# [The problem]
Among the records that follow, set down only the lines from the one containing "Write the matplotlib code for this chart." to the one containing "plt.rcParams['font.family'] = ['Liberation", both included, exactly.

+++

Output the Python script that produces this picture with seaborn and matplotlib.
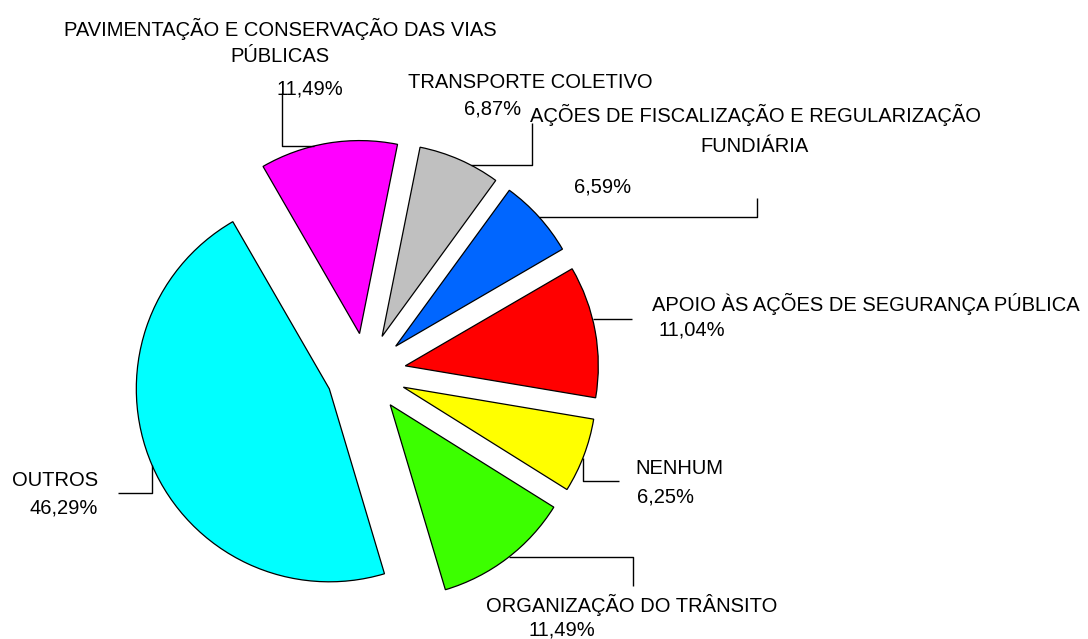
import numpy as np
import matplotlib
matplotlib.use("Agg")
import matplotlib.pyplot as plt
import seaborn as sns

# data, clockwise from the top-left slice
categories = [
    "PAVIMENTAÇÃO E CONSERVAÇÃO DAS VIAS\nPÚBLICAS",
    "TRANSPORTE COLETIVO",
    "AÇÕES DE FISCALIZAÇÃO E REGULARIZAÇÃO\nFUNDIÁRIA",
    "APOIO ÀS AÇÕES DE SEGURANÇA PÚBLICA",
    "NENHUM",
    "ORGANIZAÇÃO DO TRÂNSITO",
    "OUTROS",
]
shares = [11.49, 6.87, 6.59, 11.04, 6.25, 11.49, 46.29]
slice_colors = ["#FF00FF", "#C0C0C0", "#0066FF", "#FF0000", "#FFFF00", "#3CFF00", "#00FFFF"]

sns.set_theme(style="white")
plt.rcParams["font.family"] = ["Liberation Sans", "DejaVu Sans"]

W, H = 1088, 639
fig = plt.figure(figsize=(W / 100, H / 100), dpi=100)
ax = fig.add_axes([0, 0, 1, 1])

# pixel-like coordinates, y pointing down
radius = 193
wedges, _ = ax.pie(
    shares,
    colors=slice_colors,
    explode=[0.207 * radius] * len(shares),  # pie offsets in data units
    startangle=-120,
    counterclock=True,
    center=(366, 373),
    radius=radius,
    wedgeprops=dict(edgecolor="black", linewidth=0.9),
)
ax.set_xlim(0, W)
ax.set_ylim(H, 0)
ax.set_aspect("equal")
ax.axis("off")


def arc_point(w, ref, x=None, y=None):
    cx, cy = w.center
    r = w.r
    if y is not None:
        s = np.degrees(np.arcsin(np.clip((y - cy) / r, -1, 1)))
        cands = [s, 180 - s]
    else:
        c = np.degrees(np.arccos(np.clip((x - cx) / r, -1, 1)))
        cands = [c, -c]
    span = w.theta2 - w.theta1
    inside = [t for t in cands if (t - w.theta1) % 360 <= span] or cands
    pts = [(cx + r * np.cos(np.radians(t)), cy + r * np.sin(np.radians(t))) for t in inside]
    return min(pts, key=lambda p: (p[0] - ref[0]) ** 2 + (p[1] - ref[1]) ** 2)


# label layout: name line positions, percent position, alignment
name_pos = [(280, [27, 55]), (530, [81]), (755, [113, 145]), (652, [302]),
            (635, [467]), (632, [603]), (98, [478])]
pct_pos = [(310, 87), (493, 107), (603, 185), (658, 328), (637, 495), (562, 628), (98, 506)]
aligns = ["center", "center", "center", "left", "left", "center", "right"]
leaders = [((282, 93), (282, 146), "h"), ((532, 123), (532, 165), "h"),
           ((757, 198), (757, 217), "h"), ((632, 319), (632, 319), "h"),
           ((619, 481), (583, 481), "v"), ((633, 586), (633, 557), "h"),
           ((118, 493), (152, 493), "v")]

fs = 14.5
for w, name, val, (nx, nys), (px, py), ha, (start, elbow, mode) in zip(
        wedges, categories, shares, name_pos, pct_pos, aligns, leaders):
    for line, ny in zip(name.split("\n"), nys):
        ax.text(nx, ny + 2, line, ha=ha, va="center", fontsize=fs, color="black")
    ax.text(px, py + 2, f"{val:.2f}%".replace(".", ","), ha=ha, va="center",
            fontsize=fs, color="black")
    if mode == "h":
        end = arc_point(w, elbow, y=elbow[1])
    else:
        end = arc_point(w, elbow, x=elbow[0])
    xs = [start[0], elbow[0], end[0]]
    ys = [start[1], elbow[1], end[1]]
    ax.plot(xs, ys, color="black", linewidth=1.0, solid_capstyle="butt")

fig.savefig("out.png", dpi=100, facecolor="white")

+++

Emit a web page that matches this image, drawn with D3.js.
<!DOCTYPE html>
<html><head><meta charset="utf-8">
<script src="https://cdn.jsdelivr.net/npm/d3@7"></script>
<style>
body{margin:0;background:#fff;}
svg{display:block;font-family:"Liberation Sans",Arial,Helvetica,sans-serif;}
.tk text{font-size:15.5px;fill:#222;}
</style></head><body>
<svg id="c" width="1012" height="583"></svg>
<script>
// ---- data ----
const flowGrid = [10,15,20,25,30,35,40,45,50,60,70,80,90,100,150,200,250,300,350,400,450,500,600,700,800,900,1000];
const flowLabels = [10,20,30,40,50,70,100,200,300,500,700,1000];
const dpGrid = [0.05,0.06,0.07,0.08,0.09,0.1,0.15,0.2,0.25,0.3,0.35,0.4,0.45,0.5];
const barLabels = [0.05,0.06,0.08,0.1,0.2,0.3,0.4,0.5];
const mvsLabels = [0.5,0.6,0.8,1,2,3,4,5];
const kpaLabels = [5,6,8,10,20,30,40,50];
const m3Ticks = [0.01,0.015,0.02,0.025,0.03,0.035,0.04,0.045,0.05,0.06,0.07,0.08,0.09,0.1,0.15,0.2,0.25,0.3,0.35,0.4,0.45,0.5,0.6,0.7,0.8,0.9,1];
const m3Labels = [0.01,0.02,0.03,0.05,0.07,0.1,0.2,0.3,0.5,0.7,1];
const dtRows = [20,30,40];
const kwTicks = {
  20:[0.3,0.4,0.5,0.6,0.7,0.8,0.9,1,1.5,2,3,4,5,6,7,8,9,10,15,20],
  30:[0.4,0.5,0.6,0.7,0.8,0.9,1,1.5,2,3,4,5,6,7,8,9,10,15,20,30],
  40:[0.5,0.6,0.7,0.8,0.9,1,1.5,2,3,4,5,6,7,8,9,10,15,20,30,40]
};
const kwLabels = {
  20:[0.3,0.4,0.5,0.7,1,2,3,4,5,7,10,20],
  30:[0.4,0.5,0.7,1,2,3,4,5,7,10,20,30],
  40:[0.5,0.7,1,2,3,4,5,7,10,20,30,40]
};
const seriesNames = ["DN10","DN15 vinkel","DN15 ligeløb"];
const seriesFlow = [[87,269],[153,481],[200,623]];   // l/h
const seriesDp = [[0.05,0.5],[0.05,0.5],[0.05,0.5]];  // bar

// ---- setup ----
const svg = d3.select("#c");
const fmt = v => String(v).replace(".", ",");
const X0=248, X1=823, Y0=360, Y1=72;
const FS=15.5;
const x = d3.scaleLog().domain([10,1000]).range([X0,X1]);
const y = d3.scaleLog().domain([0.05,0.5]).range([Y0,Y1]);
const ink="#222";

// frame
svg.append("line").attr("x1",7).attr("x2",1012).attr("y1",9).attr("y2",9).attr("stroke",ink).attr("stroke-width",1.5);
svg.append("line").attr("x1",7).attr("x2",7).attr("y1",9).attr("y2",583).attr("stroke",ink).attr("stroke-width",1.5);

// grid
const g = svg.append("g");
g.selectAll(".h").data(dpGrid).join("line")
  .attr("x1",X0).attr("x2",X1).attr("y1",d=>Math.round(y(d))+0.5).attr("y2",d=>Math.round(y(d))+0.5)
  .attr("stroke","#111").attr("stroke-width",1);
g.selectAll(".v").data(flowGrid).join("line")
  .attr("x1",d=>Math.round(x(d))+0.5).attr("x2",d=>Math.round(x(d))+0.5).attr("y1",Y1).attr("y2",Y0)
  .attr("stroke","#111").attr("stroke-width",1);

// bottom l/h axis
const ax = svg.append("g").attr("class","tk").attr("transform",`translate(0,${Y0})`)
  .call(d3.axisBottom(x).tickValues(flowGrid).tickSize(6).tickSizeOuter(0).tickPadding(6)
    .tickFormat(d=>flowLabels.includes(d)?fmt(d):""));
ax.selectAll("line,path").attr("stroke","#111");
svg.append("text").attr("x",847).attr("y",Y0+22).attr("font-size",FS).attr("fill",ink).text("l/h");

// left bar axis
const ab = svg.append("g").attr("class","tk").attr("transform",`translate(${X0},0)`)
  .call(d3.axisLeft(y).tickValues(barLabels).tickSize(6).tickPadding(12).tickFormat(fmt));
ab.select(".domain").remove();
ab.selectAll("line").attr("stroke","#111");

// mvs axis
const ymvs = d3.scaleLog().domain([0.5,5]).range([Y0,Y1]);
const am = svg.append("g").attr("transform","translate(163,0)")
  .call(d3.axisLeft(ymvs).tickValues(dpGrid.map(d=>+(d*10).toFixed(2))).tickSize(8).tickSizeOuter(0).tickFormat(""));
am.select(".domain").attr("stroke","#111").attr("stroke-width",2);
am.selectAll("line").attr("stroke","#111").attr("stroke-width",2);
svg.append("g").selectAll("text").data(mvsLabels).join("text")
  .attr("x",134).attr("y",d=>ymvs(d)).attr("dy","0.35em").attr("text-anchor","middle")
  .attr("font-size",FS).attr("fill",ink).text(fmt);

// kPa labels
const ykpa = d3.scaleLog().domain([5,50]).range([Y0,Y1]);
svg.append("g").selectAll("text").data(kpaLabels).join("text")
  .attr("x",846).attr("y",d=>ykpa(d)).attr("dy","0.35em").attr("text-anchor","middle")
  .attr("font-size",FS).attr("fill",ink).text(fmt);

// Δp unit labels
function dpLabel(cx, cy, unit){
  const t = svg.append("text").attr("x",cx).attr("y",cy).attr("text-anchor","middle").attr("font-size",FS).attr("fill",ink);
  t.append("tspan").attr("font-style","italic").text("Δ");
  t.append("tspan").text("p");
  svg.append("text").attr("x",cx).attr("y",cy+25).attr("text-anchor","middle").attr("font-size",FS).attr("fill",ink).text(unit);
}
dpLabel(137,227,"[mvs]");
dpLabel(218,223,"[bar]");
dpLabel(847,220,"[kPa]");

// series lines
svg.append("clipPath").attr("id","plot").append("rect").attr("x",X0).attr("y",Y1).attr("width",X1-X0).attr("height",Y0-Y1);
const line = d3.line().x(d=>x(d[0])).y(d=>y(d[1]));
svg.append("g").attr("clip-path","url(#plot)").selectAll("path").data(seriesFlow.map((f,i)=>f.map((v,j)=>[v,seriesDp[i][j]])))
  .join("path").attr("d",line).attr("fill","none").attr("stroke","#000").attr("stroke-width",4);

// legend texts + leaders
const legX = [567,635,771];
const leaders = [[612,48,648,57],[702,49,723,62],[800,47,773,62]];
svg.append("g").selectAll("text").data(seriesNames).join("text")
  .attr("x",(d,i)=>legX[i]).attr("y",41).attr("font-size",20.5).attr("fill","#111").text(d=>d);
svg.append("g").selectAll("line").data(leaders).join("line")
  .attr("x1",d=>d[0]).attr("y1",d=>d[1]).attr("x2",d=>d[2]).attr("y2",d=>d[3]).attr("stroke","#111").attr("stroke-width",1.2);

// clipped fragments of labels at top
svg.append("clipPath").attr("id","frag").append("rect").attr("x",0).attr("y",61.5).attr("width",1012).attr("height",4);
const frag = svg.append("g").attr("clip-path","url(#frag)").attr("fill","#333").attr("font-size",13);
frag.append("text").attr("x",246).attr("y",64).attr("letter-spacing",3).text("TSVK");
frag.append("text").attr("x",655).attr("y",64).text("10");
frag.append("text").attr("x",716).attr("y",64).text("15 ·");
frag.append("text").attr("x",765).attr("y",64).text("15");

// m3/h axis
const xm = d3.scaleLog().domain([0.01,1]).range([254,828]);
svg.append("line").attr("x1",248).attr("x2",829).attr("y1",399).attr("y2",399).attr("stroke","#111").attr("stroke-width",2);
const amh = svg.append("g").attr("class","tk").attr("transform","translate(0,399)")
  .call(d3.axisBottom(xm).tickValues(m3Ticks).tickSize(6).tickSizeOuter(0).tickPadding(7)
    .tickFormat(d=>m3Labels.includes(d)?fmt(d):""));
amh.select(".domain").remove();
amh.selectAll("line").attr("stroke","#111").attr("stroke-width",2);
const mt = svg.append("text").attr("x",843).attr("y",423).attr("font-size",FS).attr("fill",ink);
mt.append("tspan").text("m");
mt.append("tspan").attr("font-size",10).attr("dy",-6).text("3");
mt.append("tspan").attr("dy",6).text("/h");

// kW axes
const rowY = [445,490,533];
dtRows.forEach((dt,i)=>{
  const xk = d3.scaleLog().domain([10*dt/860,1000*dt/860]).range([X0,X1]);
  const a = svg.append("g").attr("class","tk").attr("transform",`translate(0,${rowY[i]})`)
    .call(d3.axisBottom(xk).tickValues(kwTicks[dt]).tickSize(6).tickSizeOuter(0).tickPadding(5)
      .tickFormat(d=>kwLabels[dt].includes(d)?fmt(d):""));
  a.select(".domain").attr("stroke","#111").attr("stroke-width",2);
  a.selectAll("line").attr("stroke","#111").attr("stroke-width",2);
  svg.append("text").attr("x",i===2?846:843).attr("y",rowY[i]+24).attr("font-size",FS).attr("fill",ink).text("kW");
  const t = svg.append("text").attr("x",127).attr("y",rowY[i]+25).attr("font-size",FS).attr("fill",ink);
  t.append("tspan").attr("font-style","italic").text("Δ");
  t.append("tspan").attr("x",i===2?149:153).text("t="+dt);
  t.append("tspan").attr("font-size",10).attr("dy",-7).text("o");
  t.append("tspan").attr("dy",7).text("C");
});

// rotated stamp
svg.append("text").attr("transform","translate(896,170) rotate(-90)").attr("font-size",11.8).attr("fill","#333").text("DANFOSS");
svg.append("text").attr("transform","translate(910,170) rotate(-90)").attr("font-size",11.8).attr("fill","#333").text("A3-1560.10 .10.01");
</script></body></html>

+++

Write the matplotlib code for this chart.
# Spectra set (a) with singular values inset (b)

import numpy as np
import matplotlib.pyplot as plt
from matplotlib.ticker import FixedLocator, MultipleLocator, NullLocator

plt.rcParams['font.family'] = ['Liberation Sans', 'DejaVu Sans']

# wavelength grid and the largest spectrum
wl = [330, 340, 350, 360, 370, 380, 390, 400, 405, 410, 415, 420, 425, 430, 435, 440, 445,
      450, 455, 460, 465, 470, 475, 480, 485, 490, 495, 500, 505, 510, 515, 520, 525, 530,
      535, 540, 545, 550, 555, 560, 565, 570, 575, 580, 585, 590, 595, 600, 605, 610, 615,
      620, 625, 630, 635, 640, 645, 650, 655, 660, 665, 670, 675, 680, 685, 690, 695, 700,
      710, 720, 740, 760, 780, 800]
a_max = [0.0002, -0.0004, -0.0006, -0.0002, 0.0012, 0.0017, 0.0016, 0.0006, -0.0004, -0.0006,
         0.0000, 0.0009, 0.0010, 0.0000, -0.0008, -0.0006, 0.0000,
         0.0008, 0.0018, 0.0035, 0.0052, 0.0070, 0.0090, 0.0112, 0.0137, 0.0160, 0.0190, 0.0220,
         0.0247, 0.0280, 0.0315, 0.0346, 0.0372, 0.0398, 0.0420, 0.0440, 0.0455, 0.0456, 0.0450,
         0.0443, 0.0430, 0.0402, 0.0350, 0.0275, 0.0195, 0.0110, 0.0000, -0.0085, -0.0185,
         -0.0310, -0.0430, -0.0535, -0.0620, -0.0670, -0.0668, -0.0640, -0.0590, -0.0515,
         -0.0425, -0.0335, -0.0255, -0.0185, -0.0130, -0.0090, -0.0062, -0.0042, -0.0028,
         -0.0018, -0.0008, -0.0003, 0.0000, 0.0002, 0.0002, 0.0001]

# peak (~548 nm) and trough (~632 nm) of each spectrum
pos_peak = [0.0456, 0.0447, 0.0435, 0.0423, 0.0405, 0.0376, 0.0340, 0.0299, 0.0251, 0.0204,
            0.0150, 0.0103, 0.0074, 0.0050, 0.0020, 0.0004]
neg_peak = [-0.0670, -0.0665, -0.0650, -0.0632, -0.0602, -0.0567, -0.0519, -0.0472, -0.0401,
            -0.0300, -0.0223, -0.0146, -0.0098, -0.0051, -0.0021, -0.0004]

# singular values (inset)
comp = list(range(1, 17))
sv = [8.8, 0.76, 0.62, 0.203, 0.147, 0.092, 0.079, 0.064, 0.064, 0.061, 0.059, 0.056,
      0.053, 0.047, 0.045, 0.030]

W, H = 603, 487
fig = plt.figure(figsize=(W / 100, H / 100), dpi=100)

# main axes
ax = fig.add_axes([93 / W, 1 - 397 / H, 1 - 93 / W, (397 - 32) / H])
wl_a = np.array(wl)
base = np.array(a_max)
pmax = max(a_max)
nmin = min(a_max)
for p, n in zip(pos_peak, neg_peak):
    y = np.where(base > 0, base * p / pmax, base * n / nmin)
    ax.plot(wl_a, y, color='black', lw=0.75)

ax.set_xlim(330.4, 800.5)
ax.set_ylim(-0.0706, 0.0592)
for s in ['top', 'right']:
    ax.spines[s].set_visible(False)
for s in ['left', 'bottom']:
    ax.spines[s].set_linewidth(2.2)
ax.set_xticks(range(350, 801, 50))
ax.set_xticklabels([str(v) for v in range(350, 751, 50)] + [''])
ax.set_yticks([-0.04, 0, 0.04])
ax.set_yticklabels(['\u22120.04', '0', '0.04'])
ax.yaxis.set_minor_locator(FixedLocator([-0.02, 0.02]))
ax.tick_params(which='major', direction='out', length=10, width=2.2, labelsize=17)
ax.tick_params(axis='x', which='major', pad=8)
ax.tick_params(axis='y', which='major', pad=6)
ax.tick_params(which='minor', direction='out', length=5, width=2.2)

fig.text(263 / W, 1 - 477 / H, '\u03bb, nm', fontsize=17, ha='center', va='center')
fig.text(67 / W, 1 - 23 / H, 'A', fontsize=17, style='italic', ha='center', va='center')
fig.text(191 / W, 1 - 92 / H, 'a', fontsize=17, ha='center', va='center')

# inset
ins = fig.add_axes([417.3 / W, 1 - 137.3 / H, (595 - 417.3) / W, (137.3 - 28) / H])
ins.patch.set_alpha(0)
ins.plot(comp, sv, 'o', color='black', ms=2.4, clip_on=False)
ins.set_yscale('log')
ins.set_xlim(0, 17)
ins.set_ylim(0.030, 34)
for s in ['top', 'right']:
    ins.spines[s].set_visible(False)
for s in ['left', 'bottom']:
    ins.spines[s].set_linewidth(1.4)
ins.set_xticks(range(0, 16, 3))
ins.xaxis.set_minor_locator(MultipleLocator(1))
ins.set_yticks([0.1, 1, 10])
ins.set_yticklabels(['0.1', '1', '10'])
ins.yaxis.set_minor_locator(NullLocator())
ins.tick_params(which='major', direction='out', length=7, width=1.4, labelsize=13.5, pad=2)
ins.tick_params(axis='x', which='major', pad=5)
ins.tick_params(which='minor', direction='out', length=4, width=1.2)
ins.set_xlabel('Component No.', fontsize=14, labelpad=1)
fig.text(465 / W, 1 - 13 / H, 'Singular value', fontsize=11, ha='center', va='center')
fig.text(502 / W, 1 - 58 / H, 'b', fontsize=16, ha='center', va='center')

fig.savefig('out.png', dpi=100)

+++

# [Exercise output]
Write the matplotlib code for this chart.
# Spectra set (a) with singular values inset (b)

import numpy as np
import matplotlib.pyplot as plt
from matplotlib.ticker import FixedLocator, MultipleLocator, NullLocator

plt.rcParams['font.family'] = ['Liberation Sans', 'DejaVu Sans']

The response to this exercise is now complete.